A startup founder shared a LinkedIn post in which he claims that he hired a candidate who had allegedly fabricated key details on his resume. The startup claims that his hiring cost them a loss of Rs 2 lakh, four months of disruption and a hard lesson in why background verification is non-negotiable.

“We hired someone who lied about everything on their resume. By the time we found out, we’d lost 2 lakhs,”Ashutosh Gupta, Chief Business Officer at Praper Media wrote in the post.

Back when Praper was smaller, the company relied heavily on interviews and instinct. “Background verification felt unnecessary. So we hired based on interviews and gut feeling. If someone seemed good in the interview, we brought them on,” Gupta wrote.

According to Gupta, Chirag came across as confident and experienced. He claimed he was earning Rs 40,000 at his previous agency. The team offered him Rs 45,000 – a raise that seemed fair for someone with three years of experience.

“Said he was making ₹40K at their last agency. We offered ₹45K. Deal done,” Gupta wrote.

Red flags in performance

The trouble began two months into the job. Chirag (name changed) was assigned a standard reaction video edit – routine work that junior editors at the agency typically handle three times a day. But this time, something was off.

“Chirag took 2 DAYS. And the output was unusable,” Gupta wrote.

For someone claiming three years of experience and a Rs 40,000 salary, the performance simply didn’t add up. That’s when the company decided to dig deeper.

“For someone who claimed 3 years of experience and ₹40K salary at their last agency? That made no sense. So we called his previous employer,” Gupta wrote.

What the verification revealed

The findings were startling. Gupta revealed that Chirag was not making Rs 40,000, he was making Rs 25,000. He further clarified that he wasn’t resigned, he was fired because of his performance issues. 

What initially seemed like minor inconsistencies turned into a full-blown case of misrepresentation.

Gupta also breaks down the real cost which occurs when Chirag was the part of the startup. 

“Rs 1.35 lakh in salary over three months. Rs 40,000 worth of training time. Rs 25,000 spent on hiring a replacement,” Gupta wrote.

He also pointed out the loss that went beyond the numbers. “Delayed client projects. Team morale taking a hit. Leadership time wasted”.

Adding to it he mentioned that, “Total: ₹2L+ and 4 months lost. All because we skipped one step.”

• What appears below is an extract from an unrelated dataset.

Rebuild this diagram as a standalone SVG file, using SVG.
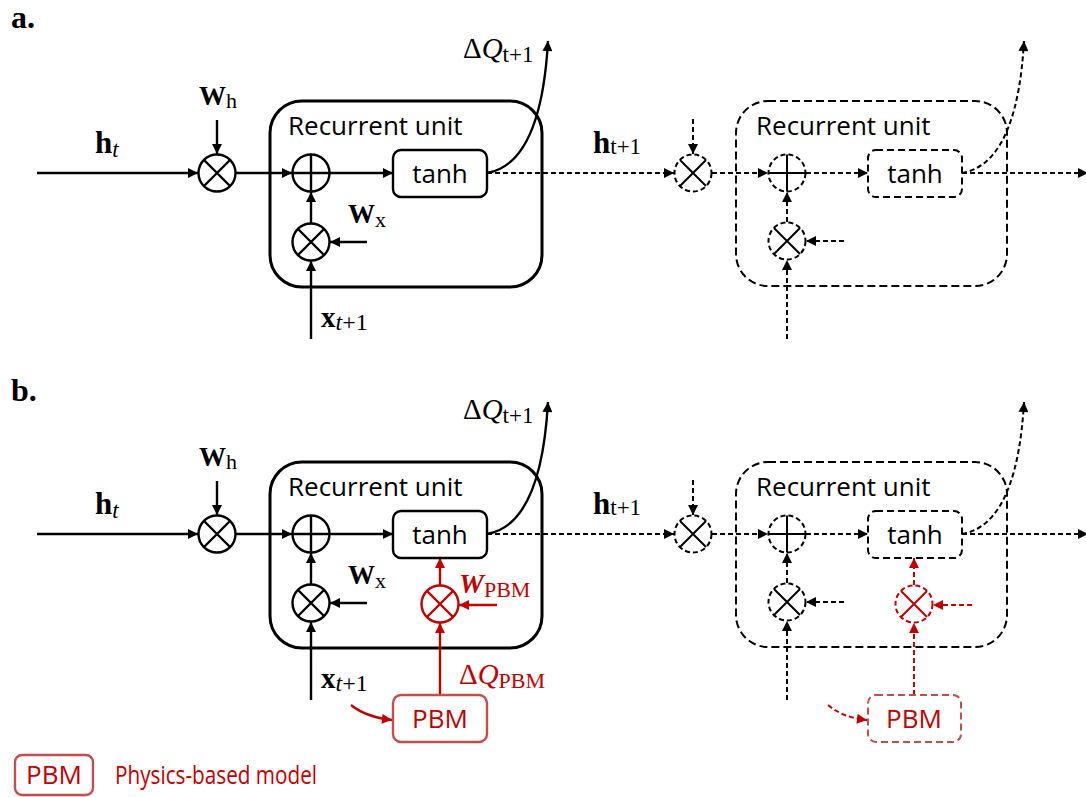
<svg xmlns="http://www.w3.org/2000/svg" width="1086" height="797" viewBox="0 0 1086 797">
<style>
.s{fill:none;stroke:#000;stroke-width:2.4}
.box{fill:none;stroke:#000;stroke-width:3}
.dbox{fill:none;stroke:#000;stroke-width:2;stroke-dasharray:8,4}
.d{fill:none;stroke:#000;stroke-width:2;stroke-dasharray:5,3}
.rs{fill:none;stroke:#C00000;stroke-width:2.4}
.rd{fill:none;stroke:#C00000;stroke-width:2;stroke-dasharray:5,3}
.pbm{fill:#fff;stroke:#C0504D;stroke-width:2.4}
.pbmd{fill:#fff;stroke:#C0504D;stroke-width:2;stroke-dasharray:7,4}
.sans{font-family:"Open Sans","Noto Sans",sans-serif;font-size:26px;fill:#000}
.m{font-family:"Liberation Serif","DejaVu Serif",serif;font-size:29px;fill:#000}
.lab{font-family:"Liberation Serif","DejaVu Serif",serif;font-weight:bold;font-size:32px}
.red{fill:#C00000}
</style>
<defs>
<marker id="ah" viewBox="0 0 10 10" refX="10" refY="5" markerWidth="11" markerHeight="10" markerUnits="userSpaceOnUse" orient="auto"><path d="M0,0 L10,5 L0,10 z" fill="#000"/></marker>
<marker id="ahr" viewBox="0 0 10 10" refX="10" refY="5" markerWidth="11" markerHeight="10" markerUnits="userSpaceOnUse" orient="auto"><path d="M0,0 L10,5 L0,10 z" fill="#C00000"/></marker>
<g id="mul"><circle cx="0" cy="0" r="18.5" fill="#fff" stroke="#000" stroke-width="2.4"/><path d="M-13,-13 L13,13 M13,-13 L-13,13" stroke="#000" stroke-width="2.4"/></g>
<g id="add"><circle cx="0" cy="0" r="18.5" fill="#fff" stroke="#000" stroke-width="2.4"/><path d="M-18.5,0 H18.5 M0,-18.5 V18.5" stroke="#000" stroke-width="2.4"/></g>
<g id="muld"><circle cx="0" cy="0" r="18.5" fill="#fff" stroke="#000" stroke-width="2" stroke-dasharray="5,3"/><path d="M-13,-13 L13,13 M13,-13 L-13,13" stroke="#000" stroke-width="2"/></g>
<g id="addd"><circle cx="0" cy="0" r="18.5" fill="#fff" stroke="#000" stroke-width="2" stroke-dasharray="5,3"/><path d="M-18.5,0 H18.5 M0,-18.5 V18.5" stroke="#000" stroke-width="2"/></g>
<g id="mulr"><circle cx="0" cy="0" r="18.5" fill="#fff" stroke="#C00000" stroke-width="2.4"/><path d="M-13,-13 L13,13 M13,-13 L-13,13" stroke="#C00000" stroke-width="2.4"/></g>
<g id="mulrd"><circle cx="0" cy="0" r="18.5" fill="#fff" stroke="#C00000" stroke-width="2" stroke-dasharray="5,3"/><path d="M-13,-13 L13,13 M13,-13 L-13,13" stroke="#C00000" stroke-width="2"/></g>
</defs>
<rect width="1086" height="797" fill="#fff"/>

<text x="11" y="28" class="lab">a.</text>
<text x="11" y="401" class="lab">b.</text>

<!-- ============ PANEL A ============ -->
<g id="panel-a">
  <g id="a-unit1"><rect x="270" y="101" width="272" height="186" rx="32" class="box"/>
    <text x="288" y="135" class="sans">Recurrent unit</text></g>
  <g id="a-unit2"><rect x="736" y="101" width="271" height="185" rx="32" class="dbox"/>
    <text x="756" y="135" class="sans">Recurrent unit</text></g>
  <g id="a-connectors">
    <path class="s" d="M37,173 H198" marker-end="url(#ah)"/>
    <path class="s" d="M217,120 V154" marker-end="url(#ah)"/>
    <path class="s" d="M236,173 H292" marker-end="url(#ah)"/>
    <path class="s" d="M330,173 H393" marker-end="url(#ah)"/>
    <path class="s" d="M311,223 V192" marker-end="url(#ah)"/>
    <path class="s" d="M367,242 H330" marker-end="url(#ah)"/>
    <path class="s" d="M311,339 V261" marker-end="url(#ah)"/>
    <path class="d" d="M487,173 H674" marker-end="url(#ah)"/>
    <path class="s" d="M487,173 C528,166 544,112 548,41" marker-end="url(#ah)"/>
    <path class="d" d="M693,119 V154" marker-end="url(#ah)"/>
    <path class="d" d="M712,173 H768" marker-end="url(#ah)"/>
    <path class="d" d="M806,173 H868" marker-end="url(#ah)"/>
    <path class="d" d="M962,173 H1088" marker-end="url(#ah)"/>
    <path class="d" d="M962,173 C1003,166 1020,112 1024,41" marker-end="url(#ah)"/>
    <path class="d" d="M787,222 V192" marker-end="url(#ah)"/>
    <path class="d" d="M844,241 H806" marker-end="url(#ah)"/>
    <path class="d" d="M787,339 V260" marker-end="url(#ah)"/>
  </g>
  <g id="a-mulh"><use href="#mul" x="217" y="173"/></g>
  <g id="a-add"><use href="#add" x="311" y="173"/></g>
  <g id="a-mulx"><use href="#mul" x="311" y="242"/></g>
  <g id="a-tanh"><rect x="393" y="150" width="94" height="47" rx="8" fill="#fff" stroke="#000" stroke-width="2.4"/>
    <text x="440" y="183" class="sans" text-anchor="middle">tanh</text></g>
  <g id="a-mulh2"><use href="#muld" x="693" y="173"/></g>
  <g id="a-add2"><use href="#addd" x="787" y="173"/></g>
  <g id="a-mulx2"><use href="#muld" x="787" y="241"/></g>
  <g id="a-tanh2"><rect x="868" y="150" width="94" height="47" rx="8" fill="#fff" stroke="#000" stroke-width="2" stroke-dasharray="7,4"/>
    <text x="915" y="183" class="sans" text-anchor="middle">tanh</text></g>
  <g id="a-labels" class="m">
    <text x="95" y="153"><tspan font-weight="bold" font-size="31">h</tspan><tspan font-style="italic" font-size="23" dy="4">t</tspan></text>
    <text x="199" y="105"><tspan font-weight="bold" font-size="27">W</tspan><tspan font-size="22" dy="3">h</tspan></text>
    <text x="463" y="58"><tspan>Δ</tspan><tspan font-style="italic">Q</tspan><tspan font-size="23" dy="4">t+1</tspan></text>
    <text x="348" y="223"><tspan font-weight="bold" font-size="27">W</tspan><tspan font-size="22" dy="4">x</tspan></text>
    <text x="321" y="327"><tspan font-weight="bold" font-size="29">x</tspan><tspan font-style="italic" font-size="24" dy="3">t</tspan><tspan font-size="24">+1</tspan></text>
    <text x="593" y="153"><tspan font-weight="bold" font-size="31">h</tspan><tspan font-size="23" dy="1">t+1</tspan></text>
  </g>
</g>

<!-- ============ PANEL B ============ -->
<g id="panel-b" transform="translate(0,361)">
  <g id="b-unit1"><rect x="270" y="101" width="272" height="186" rx="32" class="box"/>
    <text x="288" y="135" class="sans">Recurrent unit</text></g>
  <g id="b-unit2"><rect x="736" y="101" width="271" height="185" rx="32" class="dbox"/>
    <text x="756" y="135" class="sans">Recurrent unit</text></g>
  <g id="b-connectors">
    <path class="s" d="M37,173 H198" marker-end="url(#ah)"/>
    <path class="s" d="M217,120 V154" marker-end="url(#ah)"/>
    <path class="s" d="M236,173 H292" marker-end="url(#ah)"/>
    <path class="s" d="M330,173 H393" marker-end="url(#ah)"/>
    <path class="s" d="M311,223 V192" marker-end="url(#ah)"/>
    <path class="s" d="M367,242 H330" marker-end="url(#ah)"/>
    <path class="s" d="M311,339 V261" marker-end="url(#ah)"/>
    <path class="d" d="M487,173 H674" marker-end="url(#ah)"/>
    <path class="s" d="M487,173 C528,166 544,112 548,41" marker-end="url(#ah)"/>
    <path class="d" d="M693,119 V154" marker-end="url(#ah)"/>
    <path class="d" d="M712,173 H768" marker-end="url(#ah)"/>
    <path class="d" d="M806,173 H868" marker-end="url(#ah)"/>
    <path class="d" d="M962,173 H1088" marker-end="url(#ah)"/>
    <path class="d" d="M962,173 C1003,166 1020,112 1024,41" marker-end="url(#ah)"/>
    <path class="d" d="M787,222 V192" marker-end="url(#ah)"/>
    <path class="d" d="M844,241 H806" marker-end="url(#ah)"/>
    <path class="d" d="M787,339 V260" marker-end="url(#ah)"/>
    <path class="rs" d="M440,224 V197" marker-end="url(#ahr)"/>
    <path class="rs" d="M497,244 H459" marker-end="url(#ahr)"/>
    <path class="rs" d="M440,334 V262" marker-end="url(#ahr)"/>
    <path class="rs" d="M351,344 C362,353 374,357 392,359" marker-end="url(#ahr)"/>
    <path class="rd" d="M914,224 V197" marker-end="url(#ahr)"/>
    <path class="rd" d="M972,244 H933" marker-end="url(#ahr)"/>
    <path class="rd" d="M914,334 V262" marker-end="url(#ahr)"/>
    <path class="rd" d="M828,344 C839,353 850,357 867,359" marker-end="url(#ahr)"/>
  </g>
  <g id="b-mulh"><use href="#mul" x="217" y="173"/></g>
  <g id="b-add"><use href="#add" x="311" y="173"/></g>
  <g id="b-mulx"><use href="#mul" x="311" y="242"/></g>
  <g id="b-mulpbm"><use href="#mulr" x="440" y="243"/></g>
  <g id="b-tanh"><rect x="393" y="150" width="94" height="47" rx="8" fill="#fff" stroke="#000" stroke-width="2.4"/>
    <text x="440" y="183" class="sans" text-anchor="middle">tanh</text></g>
  <g id="b-pbm"><rect x="393" y="334" width="94" height="47" rx="8" class="pbm"/>
    <text x="440" y="367" class="sans red" text-anchor="middle">PBM</text></g>
  <g id="b-mulh2"><use href="#muld" x="693" y="173"/></g>
  <g id="b-add2"><use href="#addd" x="787" y="173"/></g>
  <g id="b-mulx2"><use href="#muld" x="787" y="241"/></g>
  <g id="b-mulpbm2"><use href="#mulrd" x="914" y="243"/></g>
  <g id="b-tanh2"><rect x="868" y="150" width="94" height="47" rx="8" fill="#fff" stroke="#000" stroke-width="2" stroke-dasharray="7,4"/>
    <text x="915" y="183" class="sans" text-anchor="middle">tanh</text></g>
  <g id="b-pbm2"><rect x="868" y="334" width="93" height="47" rx="8" class="pbmd"/>
    <text x="914" y="367" class="sans red" text-anchor="middle">PBM</text></g>
  <g id="b-labels" class="m">
    <text x="95" y="153"><tspan font-weight="bold" font-size="31">h</tspan><tspan font-style="italic" font-size="23" dy="4">t</tspan></text>
    <text x="199" y="105"><tspan font-weight="bold" font-size="27">W</tspan><tspan font-size="22" dy="3">h</tspan></text>
    <text x="463" y="58"><tspan>Δ</tspan><tspan font-style="italic">Q</tspan><tspan font-size="23" dy="4">t+1</tspan></text>
    <text x="348" y="223"><tspan font-weight="bold" font-size="27">W</tspan><tspan font-size="22" dy="4">x</tspan></text>
    <text x="321" y="327"><tspan font-weight="bold" font-size="29">x</tspan><tspan font-style="italic" font-size="24" dy="3">t</tspan><tspan font-size="24">+1</tspan></text>
    <text x="593" y="153"><tspan font-weight="bold" font-size="31">h</tspan><tspan font-size="23" dy="1">t+1</tspan></text>
    <text x="459" y="232" class="red"><tspan font-weight="bold" font-style="italic" font-size="28">W</tspan><tspan font-size="22" dy="4">PBM</tspan></text>
    <text x="459" y="323" class="red"><tspan>Δ</tspan><tspan font-style="italic">Q</tspan><tspan font-size="22" dy="4">PBM</tspan></text>
  </g>
</g>

<!-- ============ LEGEND ============ -->
<g id="legend">
  <rect x="15" y="755" width="78" height="40" rx="7" class="pbm"/>
  <text x="54" y="784" class="sans red" text-anchor="middle" font-size="21">PBM</text>
  <text x="115" y="784" class="sans red" font-size="20" textLength="202" lengthAdjust="spacingAndGlyphs">Physics-based model</text>
</g>
</svg>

A ‘no-exceptions’ policy for the future

The incident triggered a major change in hiring policy at Praper Media. “So now every hire gets background verification. No exceptions,” Gupta stated.

The company’s updated process includes emailing the previous employer’s HR, calling the previous manager through official company numbers (not personal ones provided by the candidate), cross-checking LinkedIn details and verifying salary slips.

Gupta also warned that some candidates attempt to bypass these checks. “People try to bypass with fake numbers and photoshopped slips. We catch them 90% of the time.”